Baseball players are taught to never make the first or third out of an inning at third. It’s a cardinal sin.
“I was trying to get to third because originally if I read it right, I’m on third easily. It was just an overaggressive mistake,” Castellanos said.
Brad Ausmus didn’t approach Castellanos in the dugout between innings. Asked afterward if he ever talked to his 25-year-old third baseman about the blunder, Ausmus shook his head.
“What am I gonna say?” he asked.
Castellanos said he didn’t necessarily expect Ausmus to talk it through with him. He doesn’t feel that’s the manager’s duty.
“We’re the best in the world at what we do,” he said, his point being that big-league ballplayers are well aware of their mistakes and how to correct them.
Are they, though? The Tigers have been a terrible base-running team for a long time now, not only in their ability but in their habits. They seem to approach the whole business with a certain carelessness. This is evident to the eye, but it’s also substantiated by the numbers.
In terms of BsR, an all-encompassing base-running statistic, the Tigers have ranked among the bottom five teams in baseball every year since 2011. They are alone in that distinction. Since 2014, Ausmus’ first season as manager, the Tigers have a BsR of negative-70.6, easily the worst in baseball.

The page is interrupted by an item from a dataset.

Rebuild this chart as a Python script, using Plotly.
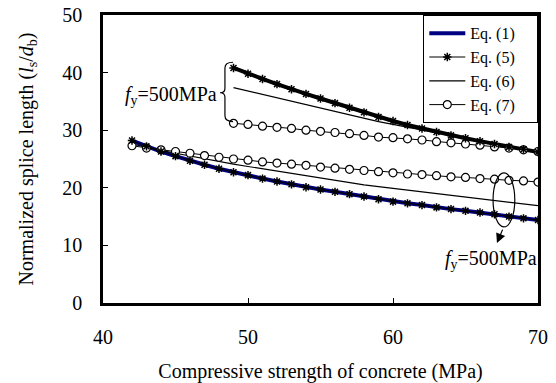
import plotly.graph_objects as go

# ---- data ----
x_low = [42, 43, 44, 45, 46, 47, 48, 49, 50, 51, 52, 53, 54, 55, 56, 57, 58, 59, 60,
         61, 62, 63, 64, 65, 66, 67, 68, 69, 70]
x_up = [49, 50, 51, 52, 53, 54, 55, 56, 57, 58, 59, 60, 61, 62, 63, 64, 65, 66, 67, 68, 69, 70]

eq1_low = [28.2, 27.2, 26.3, 25.5, 24.7, 24.0, 23.3, 22.7, 22.2, 21.6, 21.1, 20.6, 20.1, 19.7,
           19.3, 18.9, 18.5, 18.0, 17.6, 17.3, 17.0, 16.6, 16.3, 16.0, 15.7, 15.4, 15.0, 14.7, 14.4]
eq5_low = [28.2, 27.2, 26.3, 25.5, 24.7, 24.0, 23.3, 22.7, 22.2, 21.6, 21.1, 20.6, 20.1, 19.7,
           19.3, 18.9, 18.5, 18.0, 17.6, 17.3, 17.0, 16.6, 16.3, 16.0, 15.7, 15.4, 15.0, 14.7, 14.4]
eq6_low = [27.6, 27.0, 26.5, 26.0, 25.5, 25.0, 24.5, 24.1, 23.7, 23.3, 22.9, 22.5, 22.1, 21.6,
           21.2, 20.9, 20.5, 20.2, 19.9, 19.6, 19.3, 19.0, 18.7, 18.4, 18.1, 17.8, 17.5, 17.2, 16.9]
eq7_low = [27.3, 26.9, 26.6, 26.3, 26.0, 25.6, 25.3, 25.0, 24.8, 24.5, 24.3, 24.1, 23.9, 23.6,
           23.4, 23.2, 23.0, 22.8, 22.6, 22.4, 22.3, 22.1, 21.9, 21.8, 21.6, 21.5, 21.3, 21.2, 21.0]

eq1_up = [40.8, 39.8, 38.9, 38.0, 37.1, 36.3, 35.5, 34.7, 33.9, 33.1, 32.3, 31.6, 30.9, 30.3,
          29.7, 29.1, 28.6, 28.1, 27.6, 27.1, 26.7, 26.2]
eq5_up = [40.8, 39.8, 38.9, 38.0, 37.1, 36.3, 35.5, 34.7, 33.9, 33.1, 32.3, 31.6, 30.9, 30.3,
          29.7, 29.1, 28.6, 28.1, 27.6, 27.1, 26.7, 26.2]
eq6_up = [37.4, 36.8, 36.2, 35.6, 35.0, 34.4, 33.8, 33.2, 32.6, 32.0, 31.5, 31.0, 30.5, 30.1,
          29.6, 29.0, 28.5, 28.0, 27.5, 27.0, 26.6, 26.1]
eq7_up = [31.2, 31.0, 30.7, 30.5, 30.3, 30.0, 29.8, 29.6, 29.4, 29.1, 28.8, 28.7, 28.5, 28.3,
          28.0, 27.8, 27.6, 27.4, 27.1, 26.9, 26.6, 26.3]

x_ticks = [40, 50, 60, 70]
y_ticks = [0, 10, 20, 30, 40, 50]

FONT = "Liberation Serif, Times New Roman, DejaVu Serif, serif"
NAVY = "#000080"
PAD = "\u00a0\u00a0\u00a0\u00a0"

fig = go.Figure()

# upper group (no legend)
fig.add_trace(go.Scatter(x=x_up, y=eq1_up, mode="lines", line=dict(color="black", width=4),
                         showlegend=False, hoverinfo="skip"))
fig.add_trace(go.Scatter(x=x_up, y=eq6_up, mode="lines", line=dict(color="black", width=1.2),
                         showlegend=False))
fig.add_trace(go.Scatter(x=x_up, y=eq7_up, mode="lines+markers", line=dict(color="black", width=1),
                         marker=dict(symbol="circle", size=8, color="white",
                                     line=dict(color="black", width=1.2)),
                         showlegend=False))
fig.add_trace(go.Scatter(x=x_up, y=eq5_up, mode="lines+markers", line=dict(color="black", width=1),
                         marker=dict(symbol="asterisk-open", size=7,
                                     line=dict(color="black", width=1.5)),
                         showlegend=False))

# lower group (legend)
fig.add_trace(go.Scatter(x=x_low, y=eq1_low, mode="lines", name="Eq. (1)" + PAD,
                         line=dict(color=NAVY, width=4), legendrank=1))
fig.add_trace(go.Scatter(x=x_low, y=eq6_low, mode="lines", name="Eq. (6)" + PAD,
                         line=dict(color="black", width=1.2), legendrank=3))
fig.add_trace(go.Scatter(x=x_low, y=eq7_low, mode="lines+markers", name="Eq. (7)" + PAD,
                         line=dict(color="black", width=1),
                         marker=dict(symbol="circle", size=8, color="white",
                                     line=dict(color="black", width=1.2)), legendrank=4))
fig.add_trace(go.Scatter(x=x_low, y=eq5_low, mode="lines+markers", name="Eq. (5)" + PAD,
                         line=dict(color="black", width=1),
                         marker=dict(symbol="asterisk-open", size=7,
                                     line=dict(color="black", width=1.5)), legendrank=2))

# brace for the upper group
brace = ("M 48.97,41.8 Q 48.41,41.8 48.41,40.8 L 48.41,37.3 Q 48.41,36.5 48.07,36.5 "
         "Q 48.41,36.5 48.41,35.7 L 48.41,32.5 Q 48.41,31.5 48.97,31.5")
fig.add_shape(type="path", path=brace, xref="x", yref="y", line=dict(color="black", width=1.2))

# ellipse around lower group
fig.add_shape(type="circle", xref="x", yref="y", x0=66.9, x1=68.4, y0=13.2, y1=22.6,
              line=dict(color="black", width=1.2))

fig.add_annotation(x=67.17, y=10.4, ax=67.6, ay=13.0, axref="x", ayref="y", xref="x", yref="y",
                   text="", showarrow=True, arrowhead=2, arrowsize=1.6, arrowwidth=1.2,
                   arrowcolor="black")

fig.add_annotation(x=48.0, y=36.1, xref="x", yref="y", xanchor="right", yanchor="middle",
                   text="<i>f</i><sub>y</sub>=500MPa", showarrow=False,
                   font=dict(family=FONT, size=20, color="black"))
fig.add_annotation(x=69.6, y=7.5, xref="x", yref="y", xanchor="right", yanchor="middle",
                   xshift=7,
                   text="<i>f</i><sub>y</sub>=500MPa", showarrow=False,
                   font=dict(family=FONT, size=20, color="black"))

fig.update_layout(
    width=556, height=383,
    margin=dict(l=103, r=18, t=15, b=80, autoexpand=False),
    paper_bgcolor="white", plot_bgcolor="white",
    font=dict(family=FONT, size=20, color="black"),
    legend=dict(x=1, y=1, xanchor="right", yanchor="top", bgcolor="white",
                bordercolor="black", borderwidth=1.3, font=dict(family=FONT, size=16),
                itemwidth=36, tracegroupgap=0),
    xaxis=dict(range=[40, 70], tickvals=x_ticks, ticktext=[str(v) for v in x_ticks],
               ticks="inside", ticklen=5, tickwidth=1, tickcolor="black",
               showline=True, linewidth=2.7, linecolor="black", mirror=True,
               showgrid=False, zeroline=False, ticklabelstandoff=14, automargin=False,
               title=dict(text="Compressive strength of concrete (MPa)", standoff=18,
                          font=dict(family=FONT, size=20))),
    yaxis=dict(range=[0, 50], tickvals=y_ticks, ticktext=[str(v) for v in y_ticks],
               ticks="inside", ticklen=5, tickwidth=1, tickcolor="black",
               showline=True, linewidth=2.7, linecolor="black", mirror=True,
               showgrid=False, zeroline=False, ticklabelstandoff=14, automargin=False,
               title=dict(text="Normalized splice length (<i>l</i><sub>s</sub>/<i>d</i><sub>b</sub>)",
                          standoff=24, font=dict(family=FONT, size=20))),
)

fig.write_html("out.html", config={"displayModeBar": False},
               post_script="document.body.style.margin='0px';")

In other words, they have lost about 70 runs on the bases compared to the average team.
“I don’t think we make a ton of mistakes,” said Upton. “I think sometimes when we’re aggressive our speed doesn’t make up for it.”
Yes, the Tigers lack team speed so they’re bound to rank low in a stat like BsR. But BsR also considers things like pickoffs, getting thrown out trying to take an extra base, running into double plays — mistakes that are more mental than physical. The Tigers’ sluggish legs aren’t the only reason they grade so poorly on the base paths.
Their heads, it often seems, are equally to blame. For Ausmus, Castellanos’ mistake on Friday defied comprehension.
“I can usually give you some type of explanation to defend him, but I can’t defend that one,” Ausmus said. “Makes no sense to me.”
But, again, Ausmus never addressed the matter with Castellanos. Never even approached him. Letting a player stew is understandable, but only if that anger hardens and cools into a lesson. For the Tigers, it feels like the frustration fizzles out and is forgotten.
Even among the players, there seems to be an excessive level of lenience. The veteran Upton said he didn’t seek out Castellanos.
“You obviously don’t let it slide, we don’t wanna see that stuff, but he knows he made a mistake. He’s gonna go home and think about it. You don’t want to jump on him,” Upton said. “You want it to be a learning experience for him, and then pull him to the side and talk when he’s ready.”
This is about more than base running. No one needed to go over the play with Castellanos from a tactical standpoint. This is about establishing a culture that doesn’t excuse carelessness, that doesn’t brush aside sloppy play and fixable mistakes. This is about having the hard conversation right away, about sending a message when it will resonate the most.
It’s about accountability, and not the introspective kind.
In the Tigers’ clubhouse, there isn’t enough to go around.